REQUIRED WORK: Write out the material again word for word, dropping any images it holds.

SUPPLIED DATA:
[Begin]
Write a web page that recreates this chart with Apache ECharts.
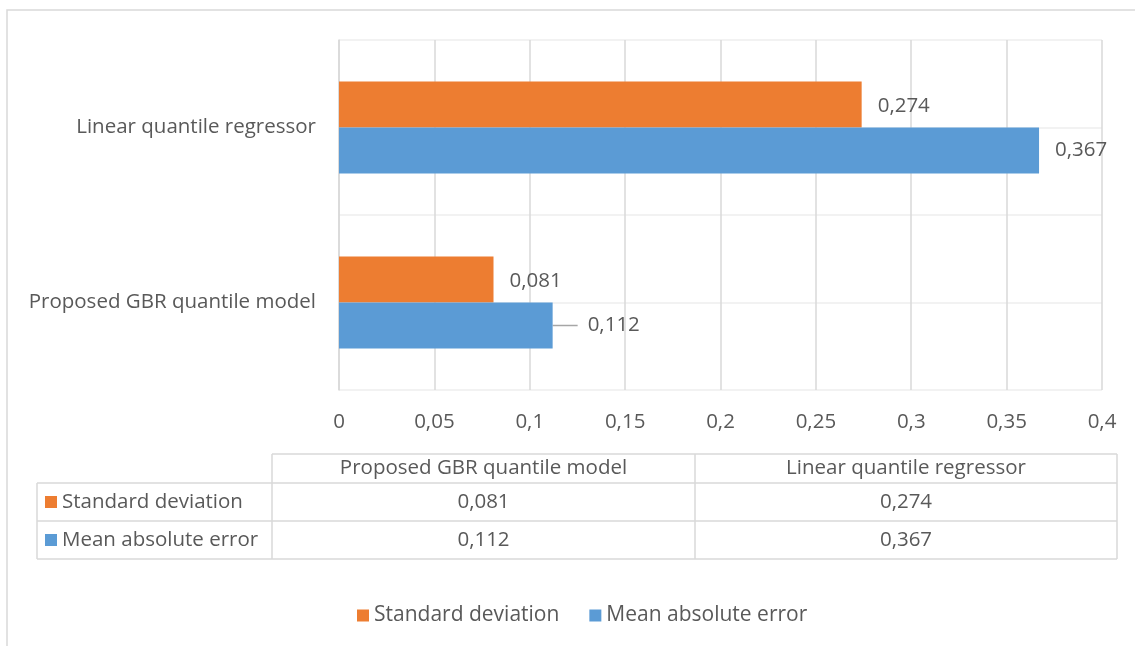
<!DOCTYPE html>
<html>
<head>
<meta charset="utf-8">
<script src="https://cdn.jsdelivr.net/npm/echarts@6/dist/echarts.min.js"></script>
<style>
  html, body { margin: 0; padding: 0; background: #fff; }
  #chart { width: 1135px; height: 646px; }
</style>
</head>
<body>
<div id="chart"></div>
<script>
// Models (bottom to top on the category axis)
const categories = ['Proposed GBR quantile model', 'Linear quantile regressor'];
// Series names and values, one entry per model
const seriesNames = ['Standard deviation', 'Mean absolute error'];
const stdDeviation = [0.081, 0.274];
const meanAbsError = [0.112, 0.367];
const seriesColors = ['#ed7d31', '#5b9bd5'];
// Value axis range and step
const axisMin = 0;
const axisMax = 0.4;
const axisStep = 0.05;

const FONT = 'Open Sans';
const FS = 20.5;
const TEXT = '#595959';
const fmt = v => String(+v.toFixed(3)).replace('.', ',');

const chart = echarts.init(document.getElementById('chart'), null, { renderer: 'canvas' });

// Data table under the chart, built from the same arrays
const tbl = { x0: 37, x1: 272, x2: 695, x3: 1117, y0: 454, y1: 483, y2: 521, y3: 559 };
const lineStyle = { stroke: '#d9d9d9', lineWidth: 1.5 };
const tableEls = [];
function hline(x1, x2, y) { tableEls.push({ type: 'line', shape: { x1, y1: y, x2, y2: y }, style: lineStyle, silent: true }); }
function vline(x, y1, y2) { tableEls.push({ type: 'line', shape: { x1: x, y1, x2: x, y2 }, style: lineStyle, silent: true }); }
function cellText(text, x, y, align) {
  tableEls.push({ type: 'text', x, y, style: { text, fill: TEXT, font: FS + 'px "' + FONT + '"', align: align || 'center', verticalAlign: 'middle' }, silent: true });
}
hline(tbl.x1, tbl.x3, tbl.y0);
hline(tbl.x0, tbl.x3, tbl.y1);
hline(tbl.x0, tbl.x3, tbl.y2);
hline(tbl.x0, tbl.x3, tbl.y3);
vline(tbl.x0, tbl.y1, tbl.y3);
vline(tbl.x1, tbl.y0, tbl.y3);
vline(tbl.x2, tbl.y0, tbl.y3);
vline(tbl.x3, tbl.y0, tbl.y3);
// header: models left to right in reading order
cellText(categories[0], (tbl.x1 + tbl.x2) / 2, (tbl.y0 + tbl.y1) / 2);
cellText(categories[1], (tbl.x2 + tbl.x3) / 2, (tbl.y0 + tbl.y1) / 2);
const rows = [stdDeviation, meanAbsError];
const rowY = [(tbl.y1 + tbl.y2) / 2, (tbl.y2 + tbl.y3) / 2];
rows.forEach((vals, r) => {
  tableEls.push({ type: 'rect', shape: { x: 45, y: rowY[r] - 6, width: 12, height: 12 }, style: { fill: seriesColors[r] }, silent: true });
  cellText(seriesNames[r], 62, rowY[r], 'left');
  cellText(fmt(vals[0]), (tbl.x1 + tbl.x2) / 2, rowY[r]);
  cellText(fmt(vals[1]), (tbl.x2 + tbl.x3) / 2, rowY[r]);
});

// the short GBR bar's error label sits further out, joined by a leader line
const maeData = meanAbsError.map((v, i) => (i === 0
  ? { value: v, labelLine: { show: true }, label: { padding: [0, 0, 0, 10], backgroundColor: 'rgba(255,255,255,0)' } }
  : v));

const valueLabel = {
  show: true, position: 'right', distance: 16, offset: [0, 2],
  color: TEXT, fontSize: FS, formatter: p => fmt(p.value)
};

const option = {
  animation: false,
  backgroundColor: '#fff',
  textStyle: { fontFamily: FONT },
  color: seriesColors,
  grid: { left: 339, right: 33, top: 40, height: 350, containLabel: false },
  legend: {
    data: seriesNames,
    left: 352, top: 600,
    icon: 'rect', itemWidth: 12, itemHeight: 12, itemGap: 30,
    textStyle: { color: TEXT, fontSize: 21, fontFamily: FONT }
  },
  xAxis: {
    type: 'value', min: axisMin, max: axisMax, interval: axisStep,
    axisLine: { show: false }, axisTick: { show: false },
    axisLabel: { color: TEXT, fontSize: FS, margin: 22, formatter: v => fmt(v) },
    splitLine: { lineStyle: { color: '#d9d9d9', width: 1.5 } }
  },
  yAxis: [{
    type: 'category', data: categories,
    axisLine: { show: true, lineStyle: { color: '#d9d9d9', width: 1.5 } },
    axisTick: { show: false },
    axisLabel: { color: TEXT, fontSize: FS, margin: 23 },
    splitLine: { show: false }
  }, {
    // half-category guide lines
    type: 'value', min: 0, max: categories.length, interval: 0.5, position: 'left',
    axisLine: { show: false }, axisTick: { show: false }, axisLabel: { show: false },
    splitLine: { show: true, lineStyle: { color: '#eeeeee', width: 1.5 } }
  }],
  series: [
    {
      name: seriesNames[0], type: 'bar', data: stdDeviation,
      barWidth: 46, barGap: '0%',
      itemStyle: { color: seriesColors[0] },
      label: valueLabel
    },
    {
      name: seriesNames[1], type: 'bar', data: maeData,
      barWidth: 46, barGap: '0%',
      itemStyle: { color: seriesColors[1] },
      label: valueLabel,
      labelLayout: p => (p.dataIndex === 0 ? { dx: 9 } : {}),
      labelLine: { show: false, lineStyle: { color: '#a6a6a6', width: 1.5 } }
    }
  ],
  graphic: [
    { type: 'rect', shape: { x: 7, y: 10, width: 1200, height: 700 }, style: { fill: null, stroke: '#d9d9d9', lineWidth: 1.5 }, silent: true, z: -1 },
    { type: 'group', children: tableEls }
  ]
};
chart.setOption(option);
</script>
</body>
</html>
[End]
RESULT FOR THIS EXERCISE:
Write a web page that recreates this chart with Apache ECharts.
<!DOCTYPE html>
<html>
<head>
<meta charset="utf-8">
<script src="https://cdn.jsdelivr.net/npm/echarts@6/dist/echarts.min.js"></script>
<style>
  html, body { margin: 0; padding: 0; background: #fff; }
  #chart { width: 1135px; height: 646px; }
</style>
</head>
<body>
<div id="chart"></div>
<script>
// Models (bottom to top on the category axis)
const categories = ['Proposed GBR quantile model', 'Linear quantile regressor'];
// Series names and values, one entry per model
const seriesNames = ['Standard deviation', 'Mean absolute error'];
const stdDeviation = [0.081, 0.274];
const meanAbsError = [0.112, 0.367];
const seriesColors = ['#ed7d31', '#5b9bd5'];
// Value axis range and step
const axisMin = 0;
const axisMax = 0.4;
const axisStep = 0.05;

const FONT = 'Open Sans';
const FS = 20.5;
const TEXT = '#595959';
const fmt = v => String(+v.toFixed(3)).replace('.', ',');

const chart = echarts.init(document.getElementById('chart'), null, { renderer: 'canvas' });

// Data table under the chart, built from the same arrays
const tbl = { x0: 37, x1: 272, x2: 695, x3: 1117, y0: 454, y1: 483, y2: 521, y3: 559 };
const lineStyle = { stroke: '#d9d9d9', lineWidth: 1.5 };
const tableEls = [];
function hline(x1, x2, y) { tableEls.push({ type: 'line', shape: { x1, y1: y, x2, y2: y }, style: lineStyle, silent: true }); }
function vline(x, y1, y2) { tableEls.push({ type: 'line', shape: { x1: x, y1, x2: x, y2 }, style: lineStyle, silent: true }); }
function cellText(text, x, y, align) {
  tableEls.push({ type: 'text', x, y, style: { text, fill: TEXT, font: FS + 'px "' + FONT + '"', align: align || 'center', verticalAlign: 'middle' }, silent: true });
}
hline(tbl.x1, tbl.x3, tbl.y0);
hline(tbl.x0, tbl.x3, tbl.y1);
hline(tbl.x0, tbl.x3, tbl.y2);
hline(tbl.x0, tbl.x3, tbl.y3);
vline(tbl.x0, tbl.y1, tbl.y3);
vline(tbl.x1, tbl.y0, tbl.y3);
vline(tbl.x2, tbl.y0, tbl.y3);
vline(tbl.x3, tbl.y0, tbl.y3);
// header: models left to right in reading order
cellText(categories[0], (tbl.x1 + tbl.x2) / 2, (tbl.y0 + tbl.y1) / 2);
cellText(categories[1], (tbl.x2 + tbl.x3) / 2, (tbl.y0 + tbl.y1) / 2);
const rows = [stdDeviation, meanAbsError];
const rowY = [(tbl.y1 + tbl.y2) / 2, (tbl.y2 + tbl.y3) / 2];
rows.forEach((vals, r) => {
  tableEls.push({ type: 'rect', shape: { x: 45, y: rowY[r] - 6, width: 12, height: 12 }, style: { fill: seriesColors[r] }, silent: true });
  cellText(seriesNames[r], 62, rowY[r], 'left');
  cellText(fmt(vals[0]), (tbl.x1 + tbl.x2) / 2, rowY[r]);
  cellText(fmt(vals[1]), (tbl.x2 + tbl.x3) / 2, rowY[r]);
});

// the short GBR bar's error label sits further out, joined by a leader line
const maeData = meanAbsError.map((v, i) => (i === 0
  ? { value: v, labelLine: { show: true }, label: { padding: [0, 0, 0, 10], backgroundColor: 'rgba(255,255,255,0)' } }
  : v));

const valueLabel = {
  show: true, position: 'right', distance: 16, offset: [0, 2],
  color: TEXT, fontSize: FS, formatter: p => fmt(p.value)
};

const option = {
  animation: false,
  backgroundColor: '#fff',
  textStyle: { fontFamily: FONT },
  color: seriesColors,
  grid: { left: 339, right: 33, top: 40, height: 350, containLabel: false },
  legend: {
    data: seriesNames,
    left: 352, top: 600,
    icon: 'rect', itemWidth: 12, itemHeight: 12, itemGap: 30,
    textStyle: { color: TEXT, fontSize: 21, fontFamily: FONT }
  },
  xAxis: {
    type: 'value', min: axisMin, max: axisMax, interval: axisStep,
    axisLine: { show: false }, axisTick: { show: false },
    axisLabel: { color: TEXT, fontSize: FS, margin: 22, formatter: v => fmt(v) },
    splitLine: { lineStyle: { color: '#d9d9d9', width: 1.5 } }
  },
  yAxis: [{
    type: 'category', data: categories,
    axisLine: { show: true, lineStyle: { color: '#d9d9d9', width: 1.5 } },
    axisTick: { show: false },
    axisLabel: { color: TEXT, fontSize: FS, margin: 23 },
    splitLine: { show: false }
  }, {
    // half-category guide lines
    type: 'value', min: 0, max: categories.length, interval: 0.5, position: 'left',
    axisLine: { show: false }, axisTick: { show: false }, axisLabel: { show: false },
    splitLine: { show: true, lineStyle: { color: '#eeeeee', width: 1.5 } }
  }],
  series: [
    {
      name: seriesNames[0], type: 'bar', data: stdDeviation,
      barWidth: 46, barGap: '0%',
      itemStyle: { color: seriesColors[0] },
      label: valueLabel
    },
    {
      name: seriesNames[1], type: 'bar', data: maeData,
      barWidth: 46, barGap: '0%',
      itemStyle: { color: seriesColors[1] },
      label: valueLabel,
      labelLayout: p => (p.dataIndex === 0 ? { dx: 9 } : {}),
      labelLine: { show: false, lineStyle: { color: '#a6a6a6', width: 1.5 } }
    }
  ],
  graphic: [
    { type: 'rect', shape: { x: 7, y: 10, width: 1200, height: 700 }, style: { fill: null, stroke: '#d9d9d9', lineWidth: 1.5 }, silent: true, z: -1 },
    { type: 'group', children: tableEls }
  ]
};
chart.setOption(option);
</script>
</body>
</html>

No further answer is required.